Javier Rioyo
Vivir en el centro es una convención. Siempre tengo la sensación de habitar en alguna periferia. Siempre tengo la voluntad de ser periférico. No me parece una mala manera de estar en el mundo: ser periférico. Si además tienes una editorial, te deberías llamar Julián Martínez. No es mi caso. Ni siquiera estoy seguro de ser periférico, aunque vivo al lado de la frontera del sur de Europa, justo en la muga, en el lado norte de Tirso de Molina, Madrid. Y me gusta. Al menos estoy acostumbrado a sus paisajes, sus paisanajes y sus músicas. Quizás es eso, una costumbre. ¿Podría vivir en otro lugar?
Ayer, en el mediodía de un invierno negador de su estación gracias a un "gran sol" que nos acariciaba, sentado en una terraza de la vieja Plaza Nueva- muy cerca de la plaza Vieja o "el coño de Vitoria- que algunos llaman Gasteiz- pensé en la vida plácida de las periferias. Eso que antes llamábamos "provincias". Ya se sabe que el esnobismo, como la bebida, tiende a ser más poético que riguroso. Y los esnobs de las grandes ciudades, sean de dónde sean y sean cuales sean, se creen el centro del mundo.
Me sentí un centro periférico en la capital de la provincia de Álava. Sentado en su plaza histórica, entre la catedral vieja y el monumento de la patriótica batalla contra los franceses, entre el carlismo y el nacionalismo, entre la fe y la libertad.
En Vitoria, el lugar de nacimiento del incomprensible esteta derechista Ramiro de Maeztu, en esa patria de exploradores que recorrieron los ríos de África para mayor e incierta gloria de España, de oradores parlamentarios del pasado, de campanadas a muerte en el final del franquismo, en ese lugar equilibrado, saludable, modélico, que sabe moverse entre tranvías, bicicletas y recalar en excelentes barras de bares. En esa tranquila, y razonablemente aburrida, ciudad que se despierta pronto y duerme aún más pronto, tuvimos la sensación de poder recuperar el tiempo pasado. Eso sí, después de darnos un chute de modernidad por museos que se colocan en el atrio del presente y de subir al barrio viejo por escaleras mecánicas. Un viaje contemporáneo, emocionante como un paseo por las rebajas del Corte Inglés.
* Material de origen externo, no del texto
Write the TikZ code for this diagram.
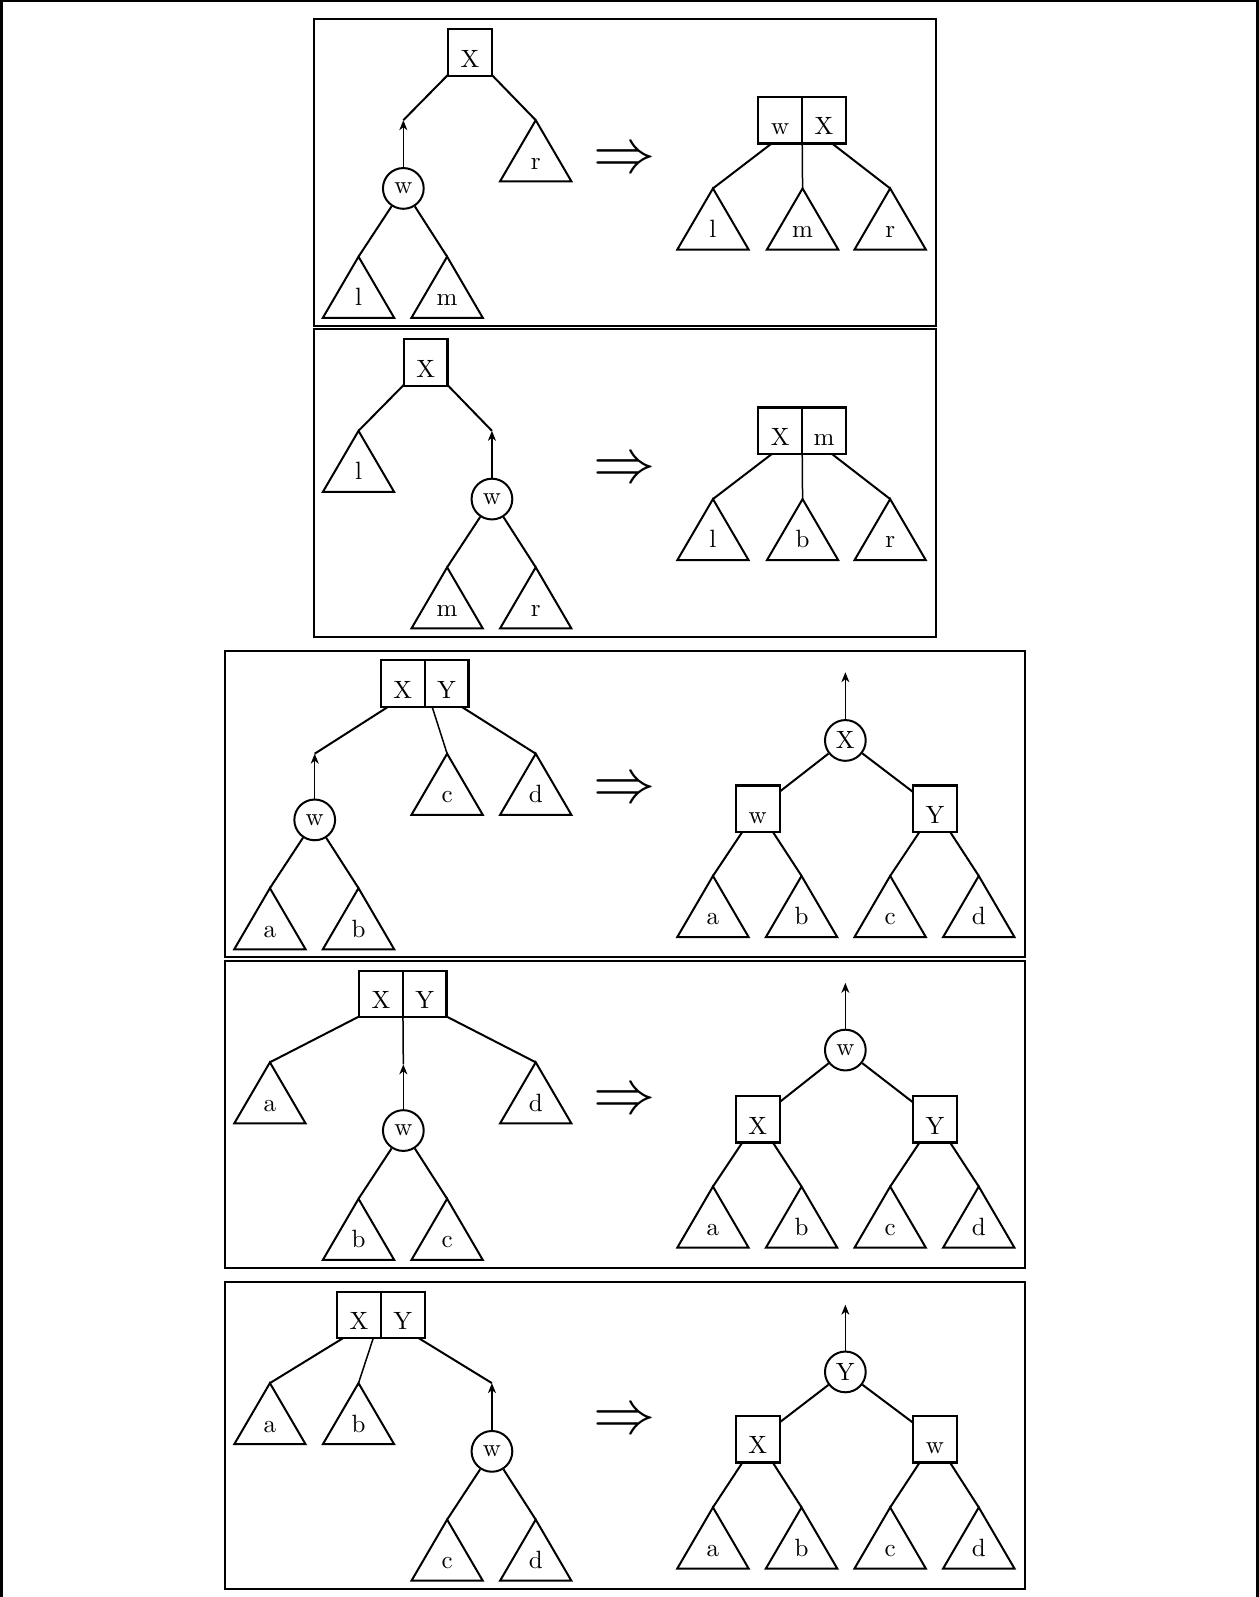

Nos gustó recorrer otra vez esa ciudad, la misma que en uno de sus parques guarda memoria de uno de los escritores que más nos hubiera gustado conocer, Ignacio Aldecoa, amante del boxeo, el viento solano, la vida en la mar, la noche, las barras y el jazz. Y muy cerca del recuerdo de Aldecoa, el otro sonido de la ciudad tranquila, el homenaje al jazz. Un banco con los nombres de los músicos que nos acompañan hace ya tantas décadas y un homenaje a una de sus mejores leyendas vivas, Winston Marsalis.
Felices y periféricos en Vitoria, tomando un vino de Rioja y leyendo al sol de su plaza principal "La pesca de la trucha en América" de Brautigan, ese periférico escritor que no supo adaptarse a vivir tranquilo en alguna ciudad de provincias del norte americano. ¿Hubiera resistido en Vitoria?. La vida en "provincias" ciertamente requiere la paciencia que se le supone a un pescador de truchas. Yo de mayor quiero ser eso, aunque sea en un lugar de España, pero sin las miserias de sus peleas patrias, ni matrias.